In jedem halbwegs überzeugten Atheisten steckt mehr Erkenntnisdrang als im durchschnittlichen deutschen Katholiken. Er will wissen, was Sache ist. Er bohrt unerbittlich nach wie ein Holzwurm. Der mittlere Katholik weiß schon längst, worum sich die Erde dreht, und kann sich daher mit ihrer Oberfläche begnügen. Deshalb gibt es auch weniger atheistische als katholische Spießer. Tatsache! Wollen wir das wirklich auf uns sitzen lassen?
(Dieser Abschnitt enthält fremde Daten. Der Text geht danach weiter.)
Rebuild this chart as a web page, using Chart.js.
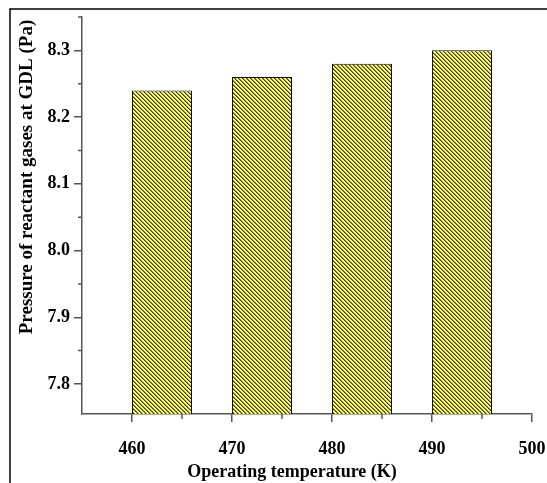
<!DOCTYPE html>
<html>
<head>
<meta charset="utf-8">
<script src="https://cdn.jsdelivr.net/npm/chart.js@4"></script>
<style>
  html, body { margin: 0; padding: 0; background: #fff; }
  #wrap { width: 547px; height: 483px; }
</style>
</head>
<body>
<div id="wrap"><canvas id="myChart"></canvas></div>
<script>
// Datos del gráfico
const temperatures = [460, 470, 480, 490];
const pressures = [8.24, 8.26, 8.28, 8.30];
const xTicks = [460, 470, 480, 490, 500];
const yTicks = [7.8, 7.9, 8.0, 8.1, 8.2, 8.3];
const xMinorTicks = [465, 475, 485, 495];
const yMinorTicks = [7.85, 7.95, 8.05, 8.15, 8.25, 8.35];
const xTitle = "Operating temperature (K)";
const yTitle = "Pressure of reactant gases at GDL (Pa)";

const barWidthK = 6;           // bars start at the tick and are 6 K wide
const serif = "'Liberation Serif', 'Times New Roman', serif";
const axisColor = "#555";

// Hatch pattern (yellow with dark diagonal lines)
function makeHatch() {
  const c = document.createElement("canvas");
  c.width = 4; c.height = 4;
  const g = c.getContext("2d");
  const img = g.createImageData(4, 4);
  for (let y = 0; y < 4; y++) {
    for (let x = 0; x < 4; x++) {
      const i = (y * 4 + x) * 4;
      const d = (x - y + 8) % 4;
      // 0 = dark line, 1 = half tone, 2-3 = yellow
      const col = d === 0 ? [60, 60, 20] : d === 1 ? [150, 150, 60] : [255, 255, 110];
      img.data[i] = col[0];
      img.data[i + 1] = col[1];
      img.data[i + 2] = col[2];
      img.data[i + 3] = 255;
    }
  }
  g.putImageData(img, 0, 0);
  return g.createPattern(c, "repeat");
}

// Frame, minor ticks and axis titles
const extras = {
  id: "extras",
  beforeDraw(chart) {
    const ctx = chart.ctx;
    ctx.save();
    ctx.strokeStyle = "#000";
    ctx.lineWidth = 1.5;
    ctx.beginPath();
    ctx.moveTo(10, 483);
    ctx.lineTo(10, 9);
    ctx.lineTo(547, 9);
    ctx.stroke();
    ctx.restore();
  },
  afterDraw(chart) {
    const ctx = chart.ctx;
    const xs = chart.scales.x, ys = chart.scales.y;
    const area = chart.chartArea;
    ctx.save();
    ctx.strokeStyle = axisColor;
    ctx.lineWidth = 1.5;
    ctx.beginPath();
    xMinorTicks.forEach(v => {
      const px = xs.getPixelForValue(v);
      ctx.moveTo(px, area.bottom);
      ctx.lineTo(px, area.bottom + 5);
    });
    yMinorTicks.forEach(v => {
      const py = ys.getPixelForValue(v);
      ctx.moveTo(area.left, py);
      ctx.lineTo(area.left - 4, py);
    });
    ctx.stroke();

    ctx.fillStyle = "#000";
    ctx.textAlign = "center";
    ctx.textBaseline = "middle";
    ctx.font = "bold 18px " + serif;
    ctx.fillText(xTitle, 292, 472);
    ctx.translate(27, 177);
    ctx.rotate(-Math.PI / 2);
    ctx.font = "bold 19px " + serif;
    ctx.fillText(yTitle, 0, 0);
    ctx.restore();
  }
};

const ctx = document.getElementById("myChart").getContext("2d");
new Chart(ctx, {
  type: "bar",
  data: {
    datasets: [{
      label: "Pressure",
      data: temperatures.map((t, i) => ({ x: t + barWidthK / 2, y: pressures[i] })),
      backgroundColor: makeHatch(),
      borderColor: "#111",
      borderWidth: 1,
      barPercentage: 0.6,
      categoryPercentage: 1.0
    }]
  },
  options: {
    responsive: true,
    maintainAspectRatio: false,
    animation: false,
    layout: { padding: { left: 0, top: 17, right: 15, bottom: 0 } },
    plugins: { legend: { display: false }, tooltip: { enabled: false } },
    scales: {
      x: {
        type: "linear",
        min: 455,
        max: 500,
        offset: false,
        afterBuildTicks: s => { s.ticks = xTicks.map(v => ({ value: v })); },
        afterFit: s => { s.height = 69; s.paddingLeft = 0; s.paddingRight = 0; },
        grid: { offset: false, drawOnChartArea: false, tickLength: 8, color: axisColor, lineWidth: 1.5 },
        border: { color: axisColor, width: 1.5 },
        ticks: { color: "#000", padding: 17, font: { family: serif, size: 18, weight: "bold" }, maxRotation: 0 }
      },
      y: {
        min: 7.755,
        max: 8.35,
        afterBuildTicks: s => { s.ticks = yTicks.map(v => ({ value: v })); },
        afterFit: s => { s.width = 82; s.paddingTop = 0; s.paddingBottom = 0; },
        grid: { drawOnChartArea: false, tickLength: 8, color: axisColor, lineWidth: 1.5 },
        border: { color: axisColor, width: 1.5 },
        ticks: {
          color: "#000",
          padding: 4,
          font: { family: serif, size: 18, weight: "bold" },
          callback: v => v.toFixed(1)
        }
      }
    }
  },
  plugins: [extras]
});
</script>
</body>
</html>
Der Spießer, sagt Schopenhauer, bleibt in der Horizontalen: „Er hasst alles Höhere und verabscheut alles Tiefere“. Ins Katholische übersetzt heißt das nichts anderes als: Er hasst den Himmel und verabscheut die Hölle. Auch das hat Schopenhauer schon gesehen: „Kein Spießer wandert aus Passion empor zum Montsalvasch, und keiner steigt neugierig hinab ins Inferno.“ Das nun ist eine wahrhaft schreckliche Erkenntnis für den katholischen Spießer. Aber wagen wir anzunehmen, dass er ihrer inne wird? Es bestehen Zweifel, denn wer nicht einmal der humoristischen Zurechtweisung zugänglich ist, dem ist nicht mehr zu helfen: „Die Philister, die Beschränkten, diese geistig Eingeengten, darf man nie und nimmer necken.“

Ritterlich, begeisterungsfähig, freudig, verantwortungslustig, mitreißend, wagemutig, leidenschaftlich, empor und vorwärts strebend, enthusiastisch, von mir aus auch: rebellisch – das sind Epitheta, die in diesem Artikel bisher nicht vorkamen, weil das Eigenschaften sind, die der katholische Spießer verabscheut. Und er verabscheut sie, weil sie ihm Angst machen, weil sie seine Ruhe stören, weil sie seine kleinwurzelige Hutzelputzelwelt in Frage stellen. Christus aber ist genau deswegen gekommen: um kleinwurzelige Hutzelputzelwelten auszuraufen. Und sie in alle vier Winde zu zerstreuen.